▶ _Stated problem_
Can you copy out the data exactly? Leave the images out.

▶ _Information shown_

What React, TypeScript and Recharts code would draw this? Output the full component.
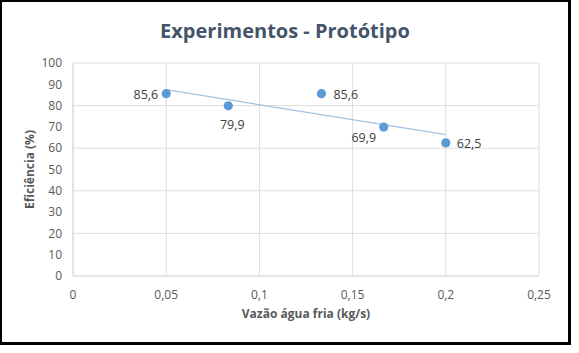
import React from 'react';
import { ScatterChart, Scatter, XAxis, YAxis, CartesianGrid, LabelList, Label } from 'recharts';

const flowRates = [0.05, 0.0833, 0.1333, 0.1667, 0.2];
const efficiencies = [85.6, 79.9, 85.6, 69.9, 62.5];
const xTicks = [0, 0.05, 0.1, 0.15, 0.2, 0.25];
const yTicks = [0, 10, 20, 30, 40, 50, 60, 70, 80, 90, 100];
const chartTitle = 'Experimentos - Protótipo';
const xAxisTitle = 'Vazão água fria (kg/s)';
const yAxisTitle = 'Eficiência (%)';

const points = flowRates.map((x, i) => ({ x, y: efficiencies[i] }));

// linear trendline (least squares) from the data
const n = points.length;
const mx = points.reduce((s, p) => s + p.x, 0) / n;
const my = points.reduce((s, p) => s + p.y, 0) / n;
const slope =
  points.reduce((s, p) => s + (p.x - mx) * (p.y - my), 0) /
  points.reduce((s, p) => s + (p.x - mx) * (p.x - mx), 0);
const intercept = my - slope * mx;
const xMin = Math.min(...flowRates);
const xMax = Math.max(...flowRates);
const trend = [
  { x: xMin, y: intercept + slope * xMin },
  { x: xMax, y: intercept + slope * xMax },
];

const labelPlacement = [
  { dx: -8, dy: 1, anchor: 'end' },
  { dx: 4, dy: 19, anchor: 'middle' },
  { dx: 12, dy: 1, anchor: 'start' },
  { dx: -20, dy: 10, anchor: 'middle' },
  { dx: 11, dy: 1, anchor: 'start' },
];

const FONT = '"Open Sans", "Liberation Sans", sans-serif';
const TEXT = '#595959';

const fmt = (v: number) => String(v).replace('.', ',');

const DataLabel = (props: any) => {
  const { x, y, width, height, index, value } = props;
  const cx = x + (width || 0) / 2;
  const cy = y + (height || 0) / 2;
  const pl = labelPlacement[index] || labelPlacement[0];
  return (
    <text
      x={cx + pl.dx}
      y={cy + pl.dy}
      textAnchor={pl.anchor}
      dominantBaseline="central"
      fontSize={12.5}
      fontFamily={FONT}
      fill="#404040"
    >
      {Number(value).toFixed(1).replace('.', ',')}
    </text>
  );
};

const Dot = (props: any) => <circle cx={props.cx} cy={props.cy} r={4.6} fill="#5B9BD5" />;
const NoDot = () => <g />;

export default function App() {
  return (
    <div style={{ position: 'absolute', left: 0, top: 0, width: 579, height: 353, background: '#fff' }}>
      <div
        style={{
          position: 'absolute',
          left: 0,
          top: 0,
          width: 566,
          height: 340,
          borderTop: '2px solid #000',
          borderLeft: '2px solid #000',
          borderRight: '3px solid #000',
          borderBottom: '3px solid #000',
        }}
      />
      <div
        style={{
          position: 'absolute',
          left: 0,
          top: 17,
          width: 570,
          textAlign: 'center',
          fontFamily: FONT,
          fontWeight: 700,
          fontSize: 20,
          color: '#44546A',
        }}
      >
        {chartTitle}
      </div>
      <div style={{ position: 'absolute', left: 0, top: 0 }}>
        <ScatterChart width={579} height={353} margin={{ top: 63, right: 40, bottom: 37, left: 20 }}>
          <CartesianGrid stroke="#DEDEDE" strokeWidth={1} />
          <XAxis
            type="number"
            dataKey="x"
            domain={[0, 0.25]}
            ticks={xTicks}
            tickFormatter={fmt}
            axisLine={{ stroke: '#D9D9D9' }}
            tickLine={false}
            tickMargin={8}
            height={40}
            tick={{ fill: TEXT, fontSize: 12, fontFamily: FONT }}
            allowDataOverflow
          >
            <Label
              content={(p: any) => {
                const vb = p.viewBox || {};
                return (
                  <text
                    x={vb.x + vb.width / 2}
                    y={vb.y + 37}
                    textAnchor="middle"
                    dominantBaseline="central"
                    fontSize={12}
                    fontWeight={700}
                    fontFamily={FONT}
                    fill={TEXT}
                  >
                    {xAxisTitle}
                  </text>
                );
              }}
            />
          </XAxis>
          <YAxis
            type="number"
            dataKey="y"
            domain={[0, 100]}
            ticks={yTicks}
            axisLine={{ stroke: '#D9D9D9' }}
            tickLine={false}
            tickMargin={5}
            width={53}
            tick={{ fill: TEXT, fontSize: 12, fontFamily: FONT }}
          >
            <Label
              content={(p: any) => {
                const vb = p.viewBox || {};
                const cx = 29;
                const cy = vb.y + vb.height / 2;
                return (
                  <text
                    x={cx}
                    y={cy}
                    transform={`rotate(-90 ${cx} ${cy})`}
                    textAnchor="middle"
                    dominantBaseline="central"
                    fontSize={12}
                    fontWeight={700}
                    fontFamily={FONT}
                    fill={TEXT}
                  >
                    {yAxisTitle}
                  </text>
                );
              }}
            />
          </YAxis>
          <Scatter
            data={trend}
            line={{ stroke: '#9DC3E6', strokeWidth: 1.2 }}
            shape={NoDot}
            isAnimationActive={false}
          />
          <Scatter data={points} shape={Dot} isAnimationActive={false}>
            <LabelList dataKey="y" content={DataLabel} />
          </Scatter>
        </ScatterChart>
      </div>
    </div>
  );
}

▶ _Solution to the problem_
What React, TypeScript and Recharts code would draw this? Output the full component.
import React from 'react';
import { ScatterChart, Scatter, XAxis, YAxis, CartesianGrid, LabelList, Label } from 'recharts';

const flowRates = [0.05, 0.0833, 0.1333, 0.1667, 0.2];
const efficiencies = [85.6, 79.9, 85.6, 69.9, 62.5];
const xTicks = [0, 0.05, 0.1, 0.15, 0.2, 0.25];
const yTicks = [0, 10, 20, 30, 40, 50, 60, 70, 80, 90, 100];
const chartTitle = 'Experimentos - Protótipo';
const xAxisTitle = 'Vazão água fria (kg/s)';
const yAxisTitle = 'Eficiência (%)';

const points = flowRates.map((x, i) => ({ x, y: efficiencies[i] }));

// linear trendline (least squares) from the data
const n = points.length;
const mx = points.reduce((s, p) => s + p.x, 0) / n;
const my = points.reduce((s, p) => s + p.y, 0) / n;
const slope =
  points.reduce((s, p) => s + (p.x - mx) * (p.y - my), 0) /
  points.reduce((s, p) => s + (p.x - mx) * (p.x - mx), 0);
const intercept = my - slope * mx;
const xMin = Math.min(...flowRates);
const xMax = Math.max(...flowRates);
const trend = [
  { x: xMin, y: intercept + slope * xMin },
  { x: xMax, y: intercept + slope * xMax },
];

const labelPlacement = [
  { dx: -8, dy: 1, anchor: 'end' },
  { dx: 4, dy: 19, anchor: 'middle' },
  { dx: 12, dy: 1, anchor: 'start' },
  { dx: -20, dy: 10, anchor: 'middle' },
  { dx: 11, dy: 1, anchor: 'start' },
];

const FONT = '"Open Sans", "Liberation Sans", sans-serif';
const TEXT = '#595959';

const fmt = (v: number) => String(v).replace('.', ',');

const DataLabel = (props: any) => {
  const { x, y, width, height, index, value } = props;
  const cx = x + (width || 0) / 2;
  const cy = y + (height || 0) / 2;
  const pl = labelPlacement[index] || labelPlacement[0];
  return (
    <text
      x={cx + pl.dx}
      y={cy + pl.dy}
      textAnchor={pl.anchor}
      dominantBaseline="central"
      fontSize={12.5}
      fontFamily={FONT}
      fill="#404040"
    >
      {Number(value).toFixed(1).replace('.', ',')}
    </text>
  );
};

const Dot = (props: any) => <circle cx={props.cx} cy={props.cy} r={4.6} fill="#5B9BD5" />;
const NoDot = () => <g />;

export default function App() {
  return (
    <div style={{ position: 'absolute', left: 0, top: 0, width: 579, height: 353, background: '#fff' }}>
      <div
        style={{
          position: 'absolute',
          left: 0,
          top: 0,
          width: 566,
          height: 340,
          borderTop: '2px solid #000',
          borderLeft: '2px solid #000',
          borderRight: '3px solid #000',
          borderBottom: '3px solid #000',
        }}
      />
      <div
        style={{
          position: 'absolute',
          left: 0,
          top: 17,
          width: 570,
          textAlign: 'center',
          fontFamily: FONT,
          fontWeight: 700,
          fontSize: 20,
          color: '#44546A',
        }}
      >
        {chartTitle}
      </div>
      <div style={{ position: 'absolute', left: 0, top: 0 }}>
        <ScatterChart width={579} height={353} margin={{ top: 63, right: 40, bottom: 37, left: 20 }}>
          <CartesianGrid stroke="#DEDEDE" strokeWidth={1} />
          <XAxis
            type="number"
            dataKey="x"
            domain={[0, 0.25]}
            ticks={xTicks}
            tickFormatter={fmt}
            axisLine={{ stroke: '#D9D9D9' }}
            tickLine={false}
            tickMargin={8}
            height={40}
            tick={{ fill: TEXT, fontSize: 12, fontFamily: FONT }}
            allowDataOverflow
          >
            <Label
              content={(p: any) => {
                const vb = p.viewBox || {};
                return (
                  <text
                    x={vb.x + vb.width / 2}
                    y={vb.y + 37}
                    textAnchor="middle"
                    dominantBaseline="central"
                    fontSize={12}
                    fontWeight={700}
                    fontFamily={FONT}
                    fill={TEXT}
                  >
                    {xAxisTitle}
                  </text>
                );
              }}
            />
          </XAxis>
          <YAxis
            type="number"
            dataKey="y"
            domain={[0, 100]}
            ticks={yTicks}
            axisLine={{ stroke: '#D9D9D9' }}
            tickLine={false}
            tickMargin={5}
            width={53}
            tick={{ fill: TEXT, fontSize: 12, fontFamily: FONT }}
          >
            <Label
              content={(p: any) => {
                const vb = p.viewBox || {};
                const cx = 29;
                const cy = vb.y + vb.height / 2;
                return (
                  <text
                    x={cx}
                    y={cy}
                    transform={`rotate(-90 ${cx} ${cy})`}
                    textAnchor="middle"
                    dominantBaseline="central"
                    fontSize={12}
                    fontWeight={700}
                    fontFamily={FONT}
                    fill={TEXT}
                  >
                    {yAxisTitle}
                  </text>
                );
              }}
            />
          </YAxis>
          <Scatter
            data={trend}
            line={{ stroke: '#9DC3E6', strokeWidth: 1.2 }}
            shape={NoDot}
            isAnimationActive={false}
          />
          <Scatter data={points} shape={Dot} isAnimationActive={false}>
            <LabelList dataKey="y" content={DataLabel} />
          </Scatter>
        </ScatterChart>
      </div>
    </div>
  );
}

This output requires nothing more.